INTRODUCTION: Orbitozygomatic fractures most commonly occur in the midface. The main causes of fractures are traffic accidents, mainly by motorcycles, and interpersonal violence. The basic principles for the treatment of facial fractures are the reduction and fixation of the fracture site. It is fundamental that the surgical access be the most direct and broad as possible. Either the subciliary approach or transconjunctival access with lateral canthotomy can be used. The objective of this study was to evaluate and compare the complications, advantages, and disadvantages of the transconjunctival approach with lateral canthotomy and conventional subciliary access.
METHODS: We selected 15 patients in whom fractures were addressed through a subciliary incision and 15 patients in whom the fractures were addressed by using a transconjunctival incision with lateral canthotomy, and evaluated the incidence of complications with the two methods. The data were statistically analyzed by using the SPSS 20.0 software.
RESULTS: Thirty patients were operated with the subciliary access in 15 patients and the transconjunctival access in the other 15. Trauma occurred more frequently on weekends. The most frequent complications were apparent scar (26%), apparent sclera (23.3%), and ectropion (20%). Ectropion was more common in the > 60-year age group.

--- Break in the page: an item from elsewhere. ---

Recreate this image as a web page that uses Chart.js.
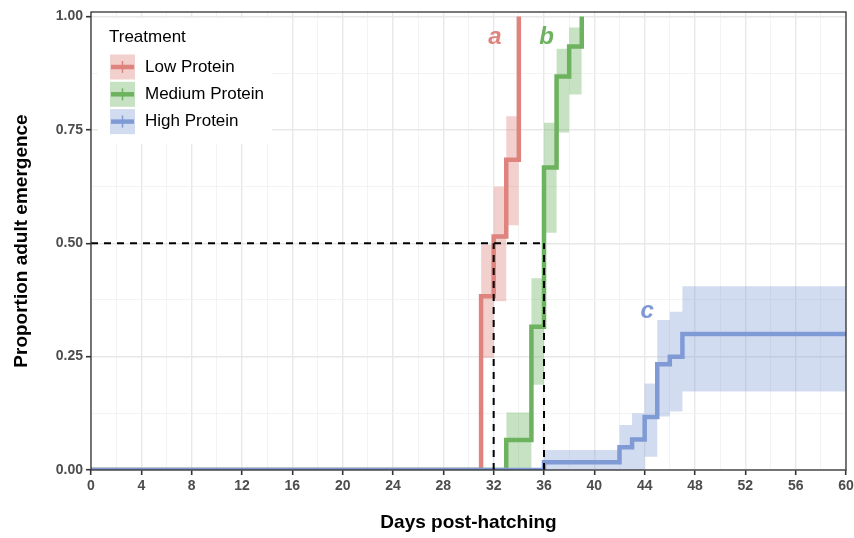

CONCLUSION: Both techniques were effective for the correction of fractures of the orbitozygomatic complex. The transconjunctival technique provides more esthetic and less stigmatizing scars. Hence, it is currently the author's first choice of treatment. The global incidence of complications was similar between the two techniques. Ectropion was less frequent with the transconjunctival access.
Keywords: Cranial fractures; Traffic accidents; Reconstructive surgical procedures; Orbit; Zygoma.